If I can now take this one step further… There is one particular marker on a blood test that stands alone from the others. It is your total cholesterol. If you really look into the most current medical literature on the subject, total cholesterol by itself is not a good indicator for heart disease risk. According to the Centers for Disease Control, approximately 50% of the people who die of vascular disease die with normal or even low total cholesterol! The other 50% have elevated cholesterol. But if you follow what has happened with the Laboratory ranges for this marker you will see that it has consistently gotten lower and lower over time. So if total cholesterol isn’t the true culprit for heart disease then why make the lab range lower? In my opinion, the answer lies in pharmaceutical sales. A doctor will diagnose a Statin class of medication when the total cholesterol is elevated beyond their reference range. So if you can lower the level of what is considered “elevated,” you can prescribe more medication to a greater number of people in the society. This has been done without supportive data or an obvious need besides drug sales. And since doing so and getting more people on these medications the death toll has not improved. So I ask you where is the merit here? I said that this marker stands alone because while all of the other makers on a blood chemistry report have gotten worse over time meaning that they are easier and easier to fit into, total cholesterol is the only one that has gotten harder to fit into. I for one find it rather fishy to say the least especially when Statin medications are among the most prescribed medications world wide and heart disease is still the #1 killer.

So to recap here for you:
• Laboratory Ranges are used by the mainstream medical establishment and are based upon illness and injury. These ranges are taken from an average of a local population who go into hospitals and clinics. There is no absolute consistency between labs on these ranges.
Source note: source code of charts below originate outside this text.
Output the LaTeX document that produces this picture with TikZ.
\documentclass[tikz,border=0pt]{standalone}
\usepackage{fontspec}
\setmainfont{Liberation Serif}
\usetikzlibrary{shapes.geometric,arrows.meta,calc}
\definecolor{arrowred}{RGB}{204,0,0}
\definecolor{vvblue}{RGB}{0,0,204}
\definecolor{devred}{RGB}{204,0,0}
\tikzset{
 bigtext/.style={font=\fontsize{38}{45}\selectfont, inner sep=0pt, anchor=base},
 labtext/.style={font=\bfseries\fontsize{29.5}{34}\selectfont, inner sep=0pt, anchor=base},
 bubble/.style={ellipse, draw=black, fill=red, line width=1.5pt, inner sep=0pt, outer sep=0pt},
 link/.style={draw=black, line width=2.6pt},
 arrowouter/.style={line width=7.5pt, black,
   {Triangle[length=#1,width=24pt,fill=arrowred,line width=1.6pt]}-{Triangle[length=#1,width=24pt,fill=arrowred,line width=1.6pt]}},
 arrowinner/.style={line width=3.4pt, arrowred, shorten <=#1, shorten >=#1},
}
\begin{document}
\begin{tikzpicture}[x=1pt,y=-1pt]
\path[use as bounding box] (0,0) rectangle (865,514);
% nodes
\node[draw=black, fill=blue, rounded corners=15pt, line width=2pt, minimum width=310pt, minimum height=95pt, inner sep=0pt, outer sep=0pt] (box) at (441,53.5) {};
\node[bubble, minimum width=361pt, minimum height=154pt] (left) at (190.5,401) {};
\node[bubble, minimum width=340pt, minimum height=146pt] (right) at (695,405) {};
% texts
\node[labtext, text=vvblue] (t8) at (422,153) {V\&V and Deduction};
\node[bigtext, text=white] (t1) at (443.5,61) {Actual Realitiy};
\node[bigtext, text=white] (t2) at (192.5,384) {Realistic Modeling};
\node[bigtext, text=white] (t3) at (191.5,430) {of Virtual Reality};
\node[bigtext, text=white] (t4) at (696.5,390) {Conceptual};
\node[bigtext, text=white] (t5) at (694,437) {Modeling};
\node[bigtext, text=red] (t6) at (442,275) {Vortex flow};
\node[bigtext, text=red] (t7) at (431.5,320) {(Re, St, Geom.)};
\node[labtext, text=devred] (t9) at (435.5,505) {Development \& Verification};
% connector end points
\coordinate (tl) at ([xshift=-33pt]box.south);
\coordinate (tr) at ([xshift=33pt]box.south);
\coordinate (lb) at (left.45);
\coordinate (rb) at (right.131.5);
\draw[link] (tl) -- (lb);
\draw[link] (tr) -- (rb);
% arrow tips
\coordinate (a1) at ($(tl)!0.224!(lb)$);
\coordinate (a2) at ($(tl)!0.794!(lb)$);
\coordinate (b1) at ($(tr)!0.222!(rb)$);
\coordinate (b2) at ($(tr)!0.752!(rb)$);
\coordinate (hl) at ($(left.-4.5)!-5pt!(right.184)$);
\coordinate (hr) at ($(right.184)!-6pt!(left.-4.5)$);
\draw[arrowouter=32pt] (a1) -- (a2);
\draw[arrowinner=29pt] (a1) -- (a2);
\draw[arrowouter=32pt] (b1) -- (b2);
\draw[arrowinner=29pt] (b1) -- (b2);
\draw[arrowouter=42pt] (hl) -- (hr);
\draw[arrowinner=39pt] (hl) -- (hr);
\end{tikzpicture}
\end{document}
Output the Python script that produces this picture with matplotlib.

• Functional Ranges are based upon a wellness based system and allows the practitioner to be able to identify mechanisms going on in that patient well before the mainstream will recognize them. Looking at blood this way allows for the practitioner to treat symptoms or medical problems earlier before they reach more serious conditions or when the doctor can’t see them. It will also allow for the practitioner to find mechanisms which are seemingly unrelated at first glance but can actually be contributing factors to other more serious conditions. Blood sugar is a great example of such a marker. It can produce symptoms of its own if out of range Functionally speaking, as well as work as a driving force for other more serious things such as autoimmune disease and hormonal imbalance.

So there you have it. Not all blood work-ups are the same. The next time your doctor gives you the “All Clear,” on your blood test, perhaps it is worth a second opinion. Us Functional Blood Chemistry folks can pick up on some very important things that will routinely go unnoticed in the doctor’s office. My goal is to catch things early so that you don’t end up in the doctor’s office in the first place!